High Country Baking: Nectarine-Blueberry Galette
High altitudes makes cookies spread in the pan, cakes fall, and few baked goods turn out as they do at sea level. This twice-monthly column presents recipes and tips that make baking in the mountains successful.
If you love nectarines, grab some now, while they’re in our markets, and make this pretty galette. It highlights their mild flavor and pairs it with blueberries and a crisp, buttery crust. The delicate tastes and contrasting textures make a light and pleasing summer dessert.
Select nectarines that are ripe but not fully soft; they need to hold their shape when cut and cooked. Feel free to substitute your favorite pie dough (commercial or homemade) for the galette dough, just be sure it’s sturdy enough to hold the filling without the support of a pan. To assure a tender crust, the butter and water must be very cold and the dough handled as gently as a newborn baby.

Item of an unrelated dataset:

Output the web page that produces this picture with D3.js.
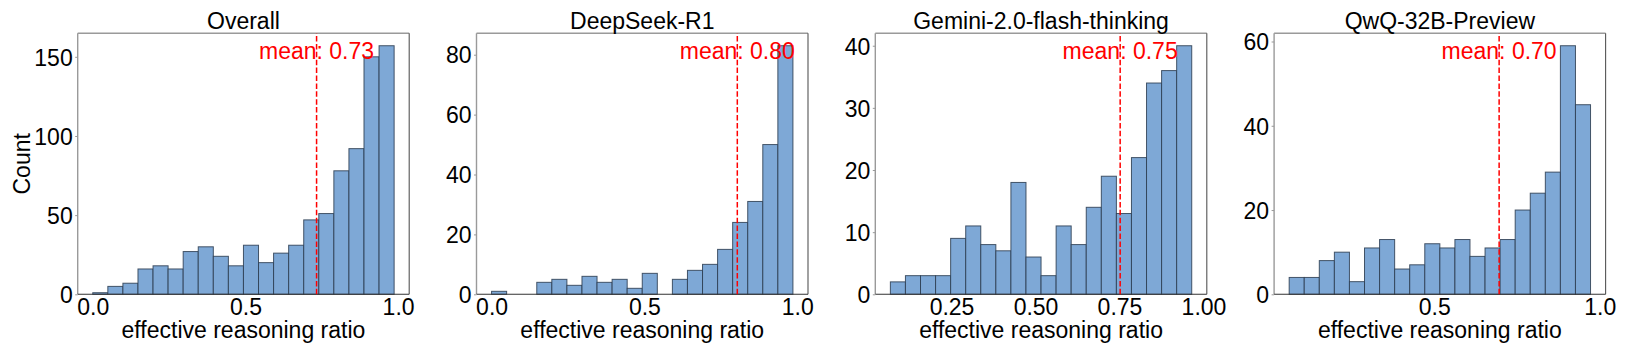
<!DOCTYPE html>
<html>
<head>
<meta charset="utf-8">
<script src="https://cdn.jsdelivr.net/npm/d3@7"></script>
<style>
  html, body { margin: 0; padding: 0; background: #fff; }
  svg { display: block; font-family: "Liberation Sans", Arial, sans-serif; }
</style>
</head>
<body>
<svg id="chart" width="1627" height="356"></svg>
<script>
// ---- data ----
const panelTitles = ["Overall", "DeepSeek-R1", "Gemini-2.0-flash-thinking", "QwQ-32B-Preview"];
const overallCounts = [1, 5, 7, 16, 18, 16, 27, 30, 24, 18, 31, 20, 26, 31, 47, 51, 78, 92, 150, 157];
const deepseekCounts = [1, 0, 0, 4, 5, 3, 6, 4, 5, 2, 7, 0, 5, 8, 10, 15, 24, 31, 50, 83];
const geminiCounts = [2, 3, 3, 3, 9, 11, 8, 7, 18, 6, 3, 11, 8, 14, 19, 13, 22, 34, 36, 40];
const qwqCounts = [4, 4, 8, 10, 3, 11, 13, 6, 7, 12, 11, 13, 9, 11, 13, 20, 24, 29, 59, 45];
const binMin = [0.0, 0.0, 0.068, 0.062];
const binMax = [0.987, 0.986, 0.965, 0.972];
const meanValues = [0.733, 0.804, 0.752, 0.696];
const xTickValues = [[0, 0.5, 1.0], [0, 0.5, 1.0], [0.25, 0.5, 0.75, 1.0], [0.5, 1.0]];
const xTickFormats = [".1f", ".1f", ".2f", ".1f"];
const yTickValues = [[0, 50, 100, 150], [0, 20, 40, 60, 80], [0, 10, 20, 30, 40], [0, 20, 40, 60]];
const xLabel = "effective reasoning ratio";
const yLabel = "Count";

const allCounts = [overallCounts, deepseekCounts, geminiCounts, qwqCounts];

// ---- layout ----
const svg = d3.select("#chart");
const firstLeft = 77.7, panelStep = 398.8, panelW = 331.5;
const plotTop = 33.3, plotBottom = 294.3;
const fontSize = 23;
const tickFontSize = 23;

allCounts.forEach((counts, i) => {
  const left = firstLeft + i * panelStep;
  const right = left + panelW;
  const n = counts.length;
  const lo = binMin[i], hi = binMax[i];
  const span = hi - lo;
  const bw = span / n;
  const x = d3.scaleLinear().domain([lo - 0.05 * span, hi + 0.05 * span]).range([left, right]);
  const y = d3.scaleLinear().domain([0, 1.05 * d3.max(counts)]).range([plotBottom, plotTop]);

  const g = svg.append("g");

  // bars
  g.selectAll("rect.bar").data(counts).enter().append("rect")
    .attr("class", "bar")
    .attr("x", (d, k) => x(lo + k * bw))
    .attr("width", (d, k) => x(lo + (k + 1) * bw) - x(lo + k * bw))
    .attr("y", d => y(d))
    .attr("height", d => y(0) - y(d))
    .attr("fill", "#7ea8d6")
    .attr("stroke", d => d > 0 ? "#2c3c50" : "none")
    .attr("stroke-opacity", 0.85)
    .attr("stroke-width", 1);

  // spines
  g.append("line").attr("x1", left).attr("x2", right).attr("y1", plotTop).attr("y2", plotTop)
    .attr("stroke", "#9a9a9a").attr("stroke-width", 1.6);
  g.append("line").attr("x1", left).attr("x2", left).attr("y1", plotTop).attr("y2", plotBottom)
    .attr("stroke", "#9a9a9a").attr("stroke-width", 1.4);
  g.append("line").attr("x1", right).attr("x2", right).attr("y1", plotTop).attr("y2", plotBottom)
    .attr("stroke", "#555").attr("stroke-width", 1.1);
  g.append("line").attr("x1", left).attr("x2", right).attr("y1", plotBottom).attr("y2", plotBottom)
    .attr("stroke", "#333").attr("stroke-width", 1.1);

  // x tick labels
  const xAxis = d3.axisBottom(x).tickValues(xTickValues[i]).tickFormat(d3.format(xTickFormats[i])).tickSize(0).tickPadding(0);
  const xa = g.append("g").attr("transform", `translate(0,${plotBottom})`).call(xAxis);
  xa.select(".domain").remove();
  xa.selectAll("text").attr("y", 21).attr("dy", null)
    .style("font-size", tickFontSize + "px").style("font-family", "Liberation Sans, Arial, sans-serif").attr("fill", "#000");

  // y tick labels (short faint ticks)
  const yAxis = d3.axisLeft(y).tickValues(yTickValues[i]).tickFormat(d3.format("d")).tickSize(2.5).tickPadding(2.5);
  const ya = g.append("g").attr("transform", `translate(${left},0)`).call(yAxis);
  ya.select(".domain").remove();
  ya.selectAll(".tick line").attr("stroke", "#999");
  ya.selectAll("text").attr("dy", "0.36em")
    .style("font-size", tickFontSize + "px").style("font-family", "Liberation Sans, Arial, sans-serif").attr("fill", "#000");

  // mean line
  const ymax = y.domain()[1];
  g.append("line")
    .attr("x1", x(meanValues[i])).attr("x2", x(meanValues[i]))
    .attr("y1", y(0)).attr("y2", y(ymax))
    .attr("stroke", "red").attr("stroke-width", 1.5)
    .attr("stroke-dasharray", "5.5,2.4");

  // mean text
  g.append("text")
    .attr("x", x(meanValues[i])).attr("y", y(0.9 * ymax))
    .attr("text-anchor", "middle")
    .attr("fill", "red")
    .style("font-size", fontSize + "px")
    .text("mean: " + d3.format(".2f")(meanValues[i]));

  // title
  g.append("text")
    .attr("x", (left + right) / 2).attr("y", plotTop - 4)
    .attr("text-anchor", "middle")
    .attr("fill", "#000")
    .style("font-size", fontSize + "px")
    .text(panelTitles[i]);

  // x label
  g.append("text")
    .attr("x", (left + right) / 2).attr("y", plotBottom + 44)
    .attr("text-anchor", "middle")
    .attr("fill", "#000")
    .style("font-size", fontSize + "px")
    .text(xLabel);

  if (i === 0) {
    g.append("text")
      .attr("transform", `translate(30,${(plotTop + plotBottom) / 2}) rotate(-90)`)
      .attr("text-anchor", "middle")
      .attr("fill", "#000")
      .style("font-size", fontSize + "px")
      .text(yLabel);
  }
});
</script>
</body>
</html>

Make on a parchment paper-lined baking sheet
Yields one 9-10 inch galette
1 ½ cups all-purpose flour, spoon and level
1 tablespoon superfine sugar, preferably Baker’s
¼ teaspoon salt
9 tablespoons unsalted butter, cold and cut into 1-inch cubes
1 ½ teaspoons apple cider vinegar
3-6 tablespoons ice water
¼ cup sliced almonds or pecan pieces
¼ cup confectioners’ sugar
2 tablespoons all-purpose flour
1 tablespoon packed dark brown sugar
1/8 teaspoon salt
2 pinches ground nutmeg
3 tablespoons superfine granulated sugar, preferably Baker’s
1 pound nectarines, washed
½ cup blueberries, washed
Glaze for crust
1 tablespoon heavy cream
Coarse granulated sugar or Demerara sugar
1. Make the crust: Pulse the flour, sugar, and salt in the bowl of a food processor until well combined. Add the butter and use quick pulses to mix it into the dry ingredients, stopping when it’s still in ½-inch chunks. Add the vinegar and 3 tablespoons ice water (it must be very cold) and pulse until the dough just comes together in moist clumps. If it’s too dry, add more ice water, a little at a time. Dump it out onto a sheet of plastic wrap, gently form it into a 6-inch disc, cover, and refrigerate it for at least an hour or up to overnight.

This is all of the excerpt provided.